Four American iPhone users have launched a class action suit against Apple over its exclusive deals with carriers in the country and the way it runs the App Store.
Apple partnered with US carrier AT&T when it first brought the Jesus-mobe to stores in 2007, in a five-year exclusivity agreement that tied users to an AT&T SIM card with no option to use another network.
The four plaintiffs* in the case are arguing that the restrictive partnership violates the US Digital Millennium Copyright Act, because it didn't give customers the "absolute legal right to modify their phones to use the network of their carrier of choice".
The complaint (23-page PDF/1.2MB) states:
Prior to launch, Apple entered into a secret five-year contract with AT&T that established AT&T as the exclusive provider of cell phone voice and data services for iPhone customers through some time in 2012. As part of the contract, Apple shared in AT&T's revenues and profits with respect to the first generation of iPhones launched, known as the iPhone 2G, which was a unique arrangement in the industry. The Plaintiffs and other class members who purchased iPhones did not agree to use AT&T for five years. Apple's undisclosed five-year Exclusivity Agreement with AT&T, however, effectively locked iPhone users into using AT&T for five years, contrary to those users' knowledge, wishes and expectations.
While the iPhone fanbois knew that their shiny new toy was coming from Apple in partnership with AT&T, they claim that they didn't know that the length of that partnership was five years and they didn't know they wouldn't get the unlock code if they asked for it, something AT&T does give out for other phones bought under contract.
As well as taking issue with being stuck with one carrier, the complainants are also suing over the fruity firm's handling of its App Store.
They want the court to decide that Apple's refusal to approve third-party apps that don't pay the annual fee for the software development kit, or don't hand over 30 per cent of their sales to Apple, is unlawful. If Cupertino doesn't approve an app and iPhone users download it anyway, it voids their phone's warranty – a pretty risky move on such an expensive piece of kit.
The complaint alleges:
Through these actions, Apple has unlawfully stifled competition, reduced output and consumer choice, and artificially increased prices in the aftermarkets for iPhone voice and data services and for iPhone software applications.
The four people bringing the case against Apple say they're not sure how many people could be counted in the suit, but estimate that it is somewhere in the tens of millions.
The lawsuit is seeking a court order that stops Apple from selling locked iPhones unless it makes the terms clear and forces it to hand over the unlock code to everyone who already has a locked Jesus-mobe.
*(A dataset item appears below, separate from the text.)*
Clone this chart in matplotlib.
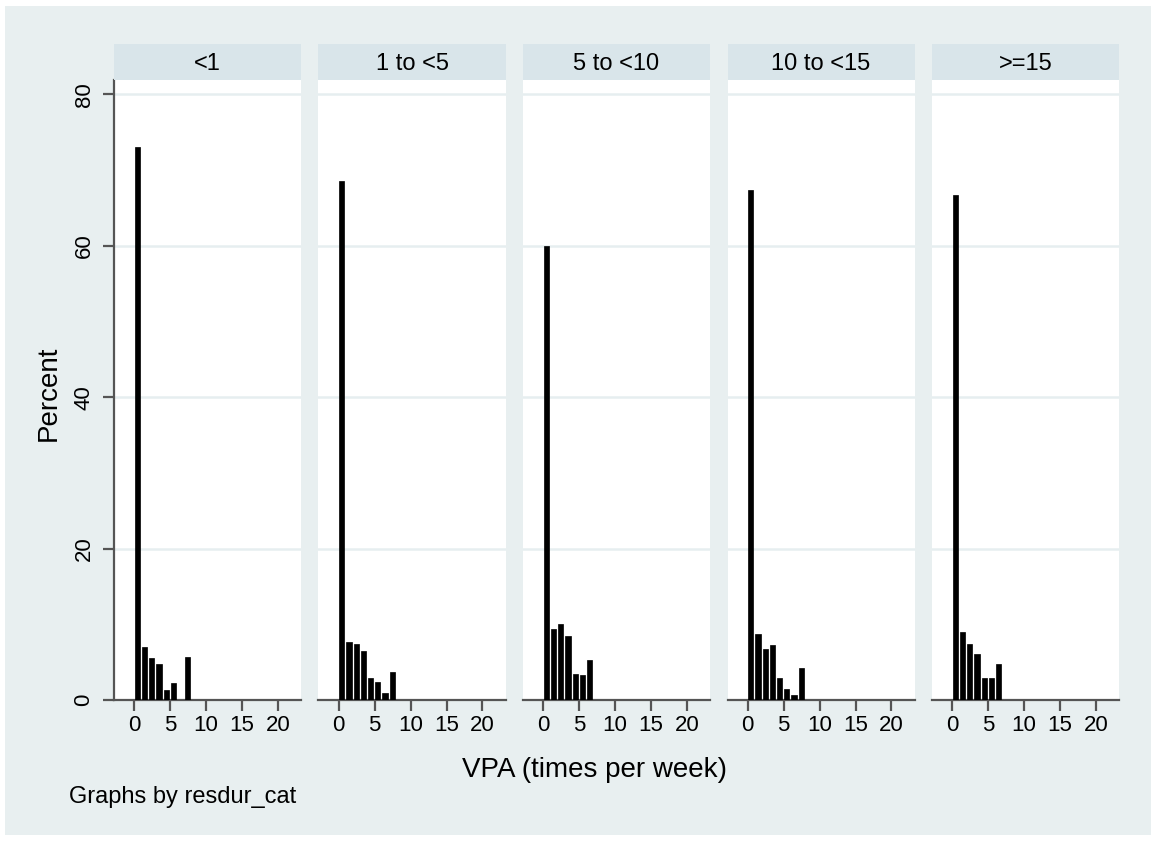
import numpy as np
import matplotlib
matplotlib.use("Agg")
import matplotlib.pyplot as plt
from matplotlib.patches import Rectangle

plt.rcParams['font.family'] = ['Liberation Sans', 'DejaVu Sans']

# data (percent per VPA value, 0..7)
groups = ['<1', '1 to <5', '5 to <10', '10 to <15', '>=15']
vpa_values = [0, 1, 2, 3, 4, 5, 6, 7]
pct_lt1 = [73.0, 7.0, 5.5, 4.8, 1.3, 2.2, 0.0, 5.7]
pct_1to5 = [68.6, 7.7, 7.4, 6.5, 2.9, 2.4, 0.9, 3.7]
pct_5to10 = [60.0, 9.4, 10.0, 8.5, 3.5, 3.3, 5.3, 0.0]
pct_10to15 = [67.4, 8.7, 6.8, 7.2, 2.9, 1.5, 0.6, 4.2]
pct_ge15 = [66.7, 9.0, 7.4, 6.1, 2.9, 2.9, 4.8, 0.0]
all_pct = [pct_lt1, pct_1to5, pct_5to10, pct_10to15, pct_ge15]

W, H = 1151, 842
bg = '#e8eff0'
strip_col = '#d9e5ea'
grid_col = '#e6eef0'
axis_col = '#555555'

fig = plt.figure(figsize=(W / 100, H / 100), dpi=100)
fig.patch.set_facecolor('white')
fig.patches.append(Rectangle((5 / W, 1 - 835 / H), 1 - 5 / W, (835 - 6) / H,
                             transform=fig.transFigure, facecolor=bg,
                             edgecolor='none', zorder=-10))


def fx(px):
    return px / W


def fy(py):
    return 1 - py / H


top, bottom = 80, 700
pw = 187
for i, (name, pct) in enumerate(zip(groups, all_pct)):
    left = 114 + i * 204.5
    ax = fig.add_axes([fx(left), fy(bottom), fx(pw), (bottom - top) / H])
    ax.set_facecolor('white')
    centers = np.array(vpa_values) + 0.45
    ax.bar(centers, pct, width=0.72, color='black', edgecolor='black', linewidth=0.5, zorder=3)
    ax.set_xlim(-2.8, 23.2)
    ax.set_ylim(0, 81.9)
    for g in [20, 40, 60, 80]:
        ax.axhline(g, color=grid_col, lw=1.8, zorder=1)
    ax.set_xticks([0, 5, 10, 15, 20])
    ax.tick_params(axis='x', length=8, width=1.6, color=axis_col, labelsize=16, pad=3)
    for s in ['top', 'right']:
        ax.spines[s].set_visible(False)
    ax.spines['bottom'].set_color(axis_col)
    ax.spines['bottom'].set_linewidth(1.6)
    if i == 0:
        ax.spines['left'].set_color(axis_col)
        ax.spines['left'].set_linewidth(1.6)
        ax.set_yticks([0, 20, 40, 60, 80])
        ax.tick_params(axis='y', length=8, width=1.6, color=axis_col, labelsize=16, pad=6)
        for lab in ax.get_yticklabels():
            lab.set_rotation(90)
            lab.set_va('center')
    else:
        ax.spines['left'].set_visible(False)
        ax.set_yticks([])
    # strip
    sax = fig.add_axes([fx(left), fy(top), fx(pw), 36 / H])
    sax.set_facecolor(strip_col)
    sax.set_xticks([])
    sax.set_yticks([])
    for s in sax.spines.values():
        s.set_visible(False)
    sax.text(0.5, 0.45, name, ha='center', va='center', fontsize=17, transform=sax.transAxes)

fig.text(fx(49), fy(393), 'Percent', ha='center', va='center', rotation=90, fontsize=20)
fig.text(fx(594), fy(770), 'VPA (times per week)', ha='center', va='center', fontsize=20)
fig.text(fx(69), fy(797), 'Graphs by resdur_cat', ha='left', va='center', fontsize=17)

fig.savefig('out.png', dpi=100, facecolor='white')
The suit also wants the court to end the firm's monopoly in the App Store.
Naturally, the complaint is also looking for attorney's fees and costs, as well as "treble damages for injuries caused by Apple's violations of the federal antitrust laws". (Multiplying the award for damages by three is something the court ordinarily does in the US for wilful violation of antitrust laws.)
Class actions over Apple and AT&T has been knocking around in one form or another since 2007, but this version of the complaint was officially filed in California at the end of December last year and is only being brought against Apple.
Another case (PDF) against both Apple and AT&T for the same antitrust violations, but brought by different plaintiffs, was already filed in 2008 and is currently moving through the courts.
Apple had not replied to a request for comment at the time of publication. ®
* including the intriguingly named Mr "Hayter".